The violence is taking place under an official veneer of democracy. I was seeing the worst abuses of communism and dictatorship carried out with the implicit tolerance of a leadership that had been put in power by voters who peacefully waited for hours to exercise their voting rights. According to the latest survey of Latinobarometro, a polling organization, when people throughout Latin America are asked if democracy is preferable to any other kind of government Venezuelans rank almost at the top of the list in their support for democracy.

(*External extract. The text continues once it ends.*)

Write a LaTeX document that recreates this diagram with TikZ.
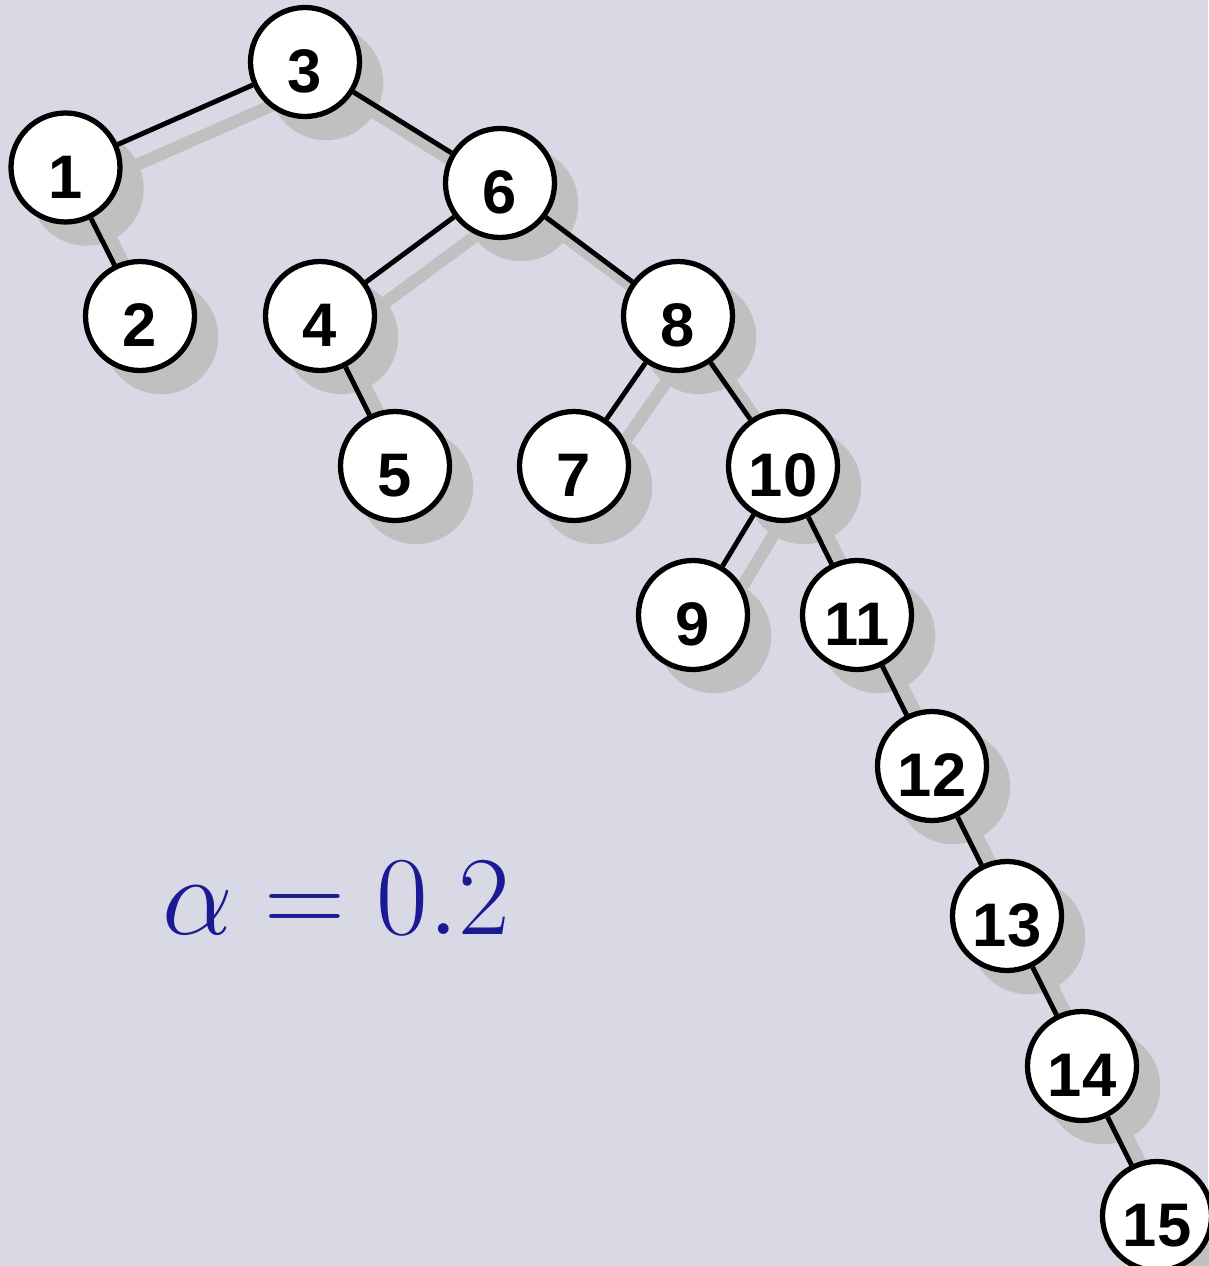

Until 1992, when the then Leutenant Colonel Chavez staged a military coup that failed, Venezuela had a strong democratic tradition. When horrible human-rights abuses took place in Latin America during the 1970s, the country enjoyed a vibrant democracy. In five of the eight elections of the last 40 years an opposition party won in highly contested races and power was transferred peacefully. Now that the rest of the region is moving in this direction, though, Venezuela seems to be sliding down the opposite path, reliving the sorry experience of the region's harrowing past.

And yet I knew that what I was witnessing in Plaza Altamira was going to be largely invisible and almost irrelevant to the rest of the world. The small dust-up in a Latin American country pales in comparison with the tragedy in Sudan, the chaos in Iraq or even the destruction wreaked that day by Hurricane Charley in Florida. For the rest of the world the little that mattered regarding Venezuela was that a referendum had taken place and that President Chavez was not recalled. While the referendum and its contested outcome are very important for Venezuela, to me the shootings in Altamira are even more important. Not because I was there but because witnessing the self-assured sense of impunity with which these murderous thugs were shooting at a peaceful crowd transported me both to a Latin American past that I thought would never come to Venezuela and to a future where the country would be ruled by the kind of leaders who create conditions where such incidents become unbearably common.

I desperately hope that in this first decade of the 21st century Venezuelans will be treated as citizens with the right to assembly and to express dissenting political opinions, without being gunned down by thugs empowered by their elected leader. Yet, what I witnessed in Altamira and what I know about the proclivities of President Chavez make me fearful that in years to come instead of international election observers what Venezuela will need is the active presence of international human-rights monitors.